Thursday, July 07, 2005

Sum girl

Why can't Rachel Stevens sell singles?

Strange leading question, yes, but you might not have realised that her new single So Good, number 9 in the midweeks, is just her sixth solo outing, and the three that have been top five were her much hyped debut, the one off Sport Relief and the one off Sky's Premiership preview advert. If you look at most of the pop-centric blogs and online magazines they fall over themselves to praise her and her producers' electronic stylings and attempts to advance the cause of a style often dismissed as throwaway trash, yet the electroclash title track from Funky Dory peaked at 27 and nearly took her career down at the second attempt, the much praised Negotiate With Love (which didn't sound like Kraftwerk despite what many reckoned, but similarly didn't sound like Ashanti which was surely the point) got to 10 and now her second Richard X collaboration after Some Girls might not hang on to the top ten, yet she doesn't get the chart position criticism that others whose singles don't all immediately fly into the top three do. Notably the album, which contains these two recent singles, has been shoved back to September so they can fit a third lift in.

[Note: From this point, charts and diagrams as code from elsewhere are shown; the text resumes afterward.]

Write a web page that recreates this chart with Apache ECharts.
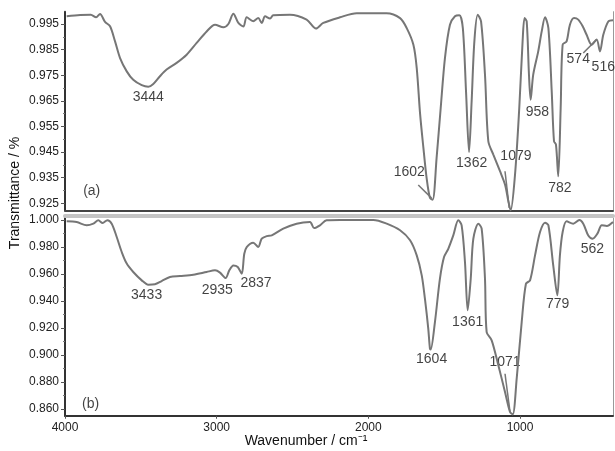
<!DOCTYPE html>
<html><head><meta charset="utf-8">
<script src="https://cdn.jsdelivr.net/npm/echarts@6/dist/echarts.min.js"></script>
<style>html,body{margin:0;padding:0;background:#fff}#c{width:615px;height:451px}</style>
</head><body><div id="c"></div>
<script>
// ---- spectrum (a) ----
const topWavenumber = [3989,3900,3830,3795,3769,3736,3703,3670,3637,3593,3550,3494,3451,3418,3374,3330,3264,3198,3132,3066,3011,2956,2923,2890,2857,2824,2802,2759,2726,2703,2681,2648,2627,2517,2407,2345,2297,2187,2077,1880,1791,1747,1703,1681,1659,1637,1616,1594,1576,1550,1523,1495,1462,1429,1400,1377,1356,1336,1319,1301,1279,1257,1231,1209,1176,1132,1099,1077,1062,1033,1005,983,970,956,941,930,913,880,857,835,813,791,776,763,748,732,719,693,671,644,616,587,561,528,495,473,451,418,387];
const topTransmittance = [0.9980,0.9985,0.9986,0.9976,0.9989,0.9958,0.9941,0.9882,0.9817,0.9765,0.9732,0.9711,0.9705,0.9716,0.9746,0.9772,0.9798,0.9830,0.9876,0.9921,0.9947,0.9937,0.9950,0.9990,0.9954,0.9940,0.9976,0.9961,0.9973,0.9954,0.9980,0.9971,0.9984,0.9986,0.9967,0.9932,0.9954,0.9976,0.9992,0.9992,0.9973,0.9934,0.9869,0.9778,0.9600,0.9466,0.9349,0.9271,0.9264,0.9427,0.9622,0.9817,0.9947,0.9980,0.9984,0.9934,0.9687,0.9450,0.9648,0.9882,0.9986,0.9960,0.9752,0.9492,0.9440,0.9375,0.9323,0.9258,0.9222,0.9362,0.9622,0.9882,0.9973,0.9960,0.9752,0.9654,0.9752,0.9843,0.9921,0.9976,0.9934,0.9687,0.9492,0.9479,0.9355,0.9622,0.9869,0.9882,0.9947,0.9973,0.9967,0.9941,0.9908,0.9869,0.9889,0.9843,0.9908,0.9960,0.9965];
// ---- spectrum (b) ----
const bottomWavenumber = [3989,3923,3857,3813,3780,3752,3721,3692,3659,3626,3593,3550,3494,3451,3407,3363,3308,3242,3154,3066,3011,2978,2941,2917,2890,2861,2835,2818,2802,2759,2726,2703,2670,2637,2561,2473,2385,2358,2319,2275,2187,1967,1879,1791,1725,1681,1648,1627,1605,1594,1589,1561,1528,1501,1473,1440,1407,1385,1363,1345,1325,1308,1275,1253,1231,1220,1187,1143,1099,1066,1048,1022,989,961,934,901,868,835,813,781,754,737,719,693,649,609,583,550,521,490,461,428,387];
const bottomTransmittance = [0.9990,0.9985,0.9961,0.9973,0.9998,0.9978,0.9999,0.9973,0.9874,0.9763,0.9677,0.9615,0.9553,0.9521,0.9524,0.9548,0.9578,0.9585,0.9595,0.9615,0.9627,0.9610,0.9570,0.9627,0.9664,0.9652,0.9602,0.9750,0.9800,0.9832,0.9800,0.9862,0.9881,0.9886,0.9936,0.9973,0.9985,0.9941,0.9961,0.9998,1.0000,1.0000,0.9973,0.9924,0.9850,0.9738,0.9590,0.9417,0.9195,0.9047,0.9040,0.9244,0.9566,0.9726,0.9787,0.9886,0.9998,0.9961,0.9689,0.9331,0.9565,0.9861,0.9973,0.9936,0.9565,0.9170,0.9109,0.8924,0.8726,0.8578,0.8560,0.8825,0.9244,0.9528,0.9553,0.9738,0.9911,0.9980,0.9961,0.9664,0.9442,0.9738,0.9911,0.9990,0.9973,1.0000,0.9973,0.9886,0.9862,0.9899,0.9961,0.9956,0.9985];
// ---- tick labels ----
const xTickLabels = ['1000','2000','3000','4000'];
const topTickLabels = ['0.925','0.935','0.945','0.955','0.965','0.975','0.985','0.995'];
const topMinorTicks = [0.930,0.940,0.950,0.960,0.970,0.980,0.990];
const bottomTickLabels = ['0.860','0.880','0.900','0.920','0.940','0.960','0.980','1.000'];
const bottomMinorTicks = [0.870,0.890,0.910,0.930,0.950,0.970,0.990];
// ---- peak annotations ----
const topPeakText = ['3444','1602','1362','1079','958','782','574','516','(a)'];
const topPeakX = [3451,1730,1319,1027,886,737,616,451,3824];
const topPeakY = [0.9664,0.9372,0.9407,0.9433,0.9605,0.9310,0.9811,0.9781,0.9299];
const bottomPeakText = ['3433','2935','2837','1604','1361','1071','779','562','(b)'];
const bottomPeakX = [3462,2996,2741,1583,1345,1099,752,523,3831];
const bottomPeakY = [0.9442,0.9484,0.9533,0.8973,0.9244,0.8948,0.9380,0.9787,0.8639];
// leader lines [x1, y1, x2, y2]
const topLeaders = [[1671,0.9321,1583,0.9270],[1099,0.9375,1071,0.9232],[583,0.9837,495,0.9889]];
const bottomLeaders = [[1099,0.8861,1066,0.8578]];

const X_MIN = 387, X_MAX = 4000;
const TOP_MIN = 0.9222, TOP_MAX = 0.9998;
const BOT_MIN = 0.855, BOT_MAX = 1.0015;
const FONT = 'Liberation Sans, Arial, sans-serif';
const curveColor = '#767676';

const chart = echarts.init(document.getElementById('c'), null, {renderer:'canvas'});

function zip(a,b){ return a.map((v,i)=>[v,b[i]]); }
function xAxisBase(grid){
  return {type:'value', gridIndex:grid, min:X_MIN, max:X_MAX, inverse:true,
    splitLine:{show:false}, axisTick:{show:false}, axisLabel:{show:false}};
}
function yMajor(grid,min,max,labels){
  const vals = labels.map(Number);
  return {type:'value', gridIndex:grid, min:min, max:max, position:'left',
    splitLine:{show:false},
    axisLine:{show:true, lineStyle:{color:'#333', width:2}},
    axisTick:{show:true, inside:false, length:4, customValues:vals, lineStyle:{color:'#555', width:1}},
    axisLabel:{show:true, customValues:vals, margin:6, color:'#222', fontSize:12, fontFamily:FONT,
      formatter:(v)=>{ const s = labels.find(l=>Math.abs(Number(l)-v)<1e-6); return s!==undefined?s:''; }}};
}
function yMinor(grid,min,max,ticks){
  return {type:'value', gridIndex:grid, min:min, max:max, position:'left',
    splitLine:{show:false}, axisLine:{show:false},
    axisTick:{show:true, inside:false, length:2, customValues:ticks, lineStyle:{color:'#777', width:1}},
    axisLabel:{show:false}};
}
function yRight(grid,min,max){
  return {type:'value', gridIndex:grid, min:min, max:max, position:'right',
    splitLine:{show:false}, axisTick:{show:false}, axisLabel:{show:false},
    axisLine:{show:true, lineStyle:{color:'#999', width:1}}};
}
function labelSeries(xi, yi, xs, ys, texts){
  return {type:'scatter', xAxisIndex:xi, yAxisIndex:yi, symbolSize:0, silent:true,
    data: xs.map((x,i)=>({value:[x, ys[i]], name:texts[i]})),
    label:{show:true, position:'inside', formatter:(p)=>p.name, color:'#111', fontSize:14, fontFamily:FONT}};
}
function leaderSeries(xi, yi, segs){
  return segs.map(s=>({type:'line', xAxisIndex:xi, yAxisIndex:yi, symbol:'none', silent:true,
    data:[[s[0],s[1]],[s[2],s[3]]], lineStyle:{color:curveColor, width:1.5}}));
}

const topAxisTopX = Object.assign(xAxisBase(0), {position:'bottom', axisLine:{show:true, lineStyle:{color:'#444', width:2}}});
const botX = Object.assign(xAxisBase(1), {position:'bottom',
  axisLine:{show:true, lineStyle:{color:'#333', width:2}},
  axisTick:{show:true, length:3, customValues:xTickLabels.map(Number), lineStyle:{color:'#555'}},
  axisLabel:{show:true, customValues:xTickLabels.map(Number), margin:6, color:'#222', fontSize:12, fontFamily:FONT,
    formatter:(v)=>{ const s = xTickLabels.find(l=>Math.abs(Number(l)-v)<1e-6); return s!==undefined?s:''; }}});
const botTopX = Object.assign(xAxisBase(1), {position:'top', offset:2,
  axisLine:{show:true, lineStyle:{color:'#c4c4c4', width:4}}});

const option = {
  backgroundColor:'#fff',
  animation:false,
  title:{text:'Wavenumber / cm\u207B\u00B9', left:306, top:434, textAlign:'center',
    textStyle:{fontSize:14, fontWeight:'normal', color:'#111', fontFamily:FONT}, padding:0},
  graphic:[{type:'text', x:15, y:193, rotation:Math.PI/2,
    style:{text:'Transmittance / %', textAlign:'center', textVerticalAlign:'middle', fill:'#111', font:'14px '+FONT}}],
  grid:[
    {left:65, width:548, top:11.7, height:198.7},
    {left:65, width:548, top:218, height:197.75}
  ],
  xAxis:[topAxisTopX, botX, botTopX],
  yAxis:[
    yMajor(0,TOP_MIN,TOP_MAX,topTickLabels), yMinor(0,TOP_MIN,TOP_MAX,topMinorTicks), yRight(0,TOP_MIN,TOP_MAX),
    yMajor(1,BOT_MIN,BOT_MAX,bottomTickLabels), yMinor(1,BOT_MIN,BOT_MAX,bottomMinorTicks), yRight(1,BOT_MIN,BOT_MAX)
  ],
  series:[
    {type:'line', xAxisIndex:0, yAxisIndex:0, data:zip(topWavenumber, topTransmittance), symbol:'none', smooth:0.3,
      lineStyle:{color:curveColor, width:2}},
    {type:'line', xAxisIndex:1, yAxisIndex:3, data:zip(bottomWavenumber, bottomTransmittance), symbol:'none', smooth:0.3,
      lineStyle:{color:curveColor, width:2}},
    labelSeries(0,0,topPeakX,topPeakY,topPeakText),
    labelSeries(1,3,bottomPeakX,bottomPeakY,bottomPeakText),
    ...leaderSeries(0,0,topLeaders),
    ...leaderSeries(1,3,bottomLeaders)
  ]
};
chart.setOption(option);
</script>
</body></html>
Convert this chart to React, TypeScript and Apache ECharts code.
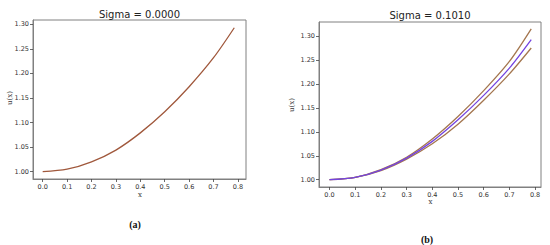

Here's the rub. Rachel Stevens is an enormous pop name, yet doesn't sell like one. It's not for the want of trying - you definitely know when she has a single coming, to the extent that many were surprised she didn't figure on ITV's G8 debate last night. That she'll disrobe at will helps this, but Jennifer Ellison does that and nobody took her recording career seriously. Maybe half the problem is that pop, or its financiers, have become obsessed with reversing the popular conception that this stuff isn't for mass adult consumption that the new breed of producers willing to show and simultaneously move ahead on their influences has been promoted as much as possible, yet these much vaunted production masterstrokes wash much better with critics than they do with the 13 year olds who most singles are now aimed at - also see Girls Aloud only ever going to number one with their uberhyped first single and a charity cover. No wonder So Good virtually ended up being sold on the premise that Stevens wears gloves in the video.

2 comments:

if said...

Very interesting post. Maybe some of these pop acts (or other outlets for all the writers of this kind of stuff) could actually cut down on their marketing costs a lot and still do well enough to survive on the support of the kind of people who write/read blog entris about how great they are?

Simon said...

You'd think so, but non-pop acts hardly sell on the support of blogs, as you'd find out if you ever asked 679 Records how MIA's sales figures look.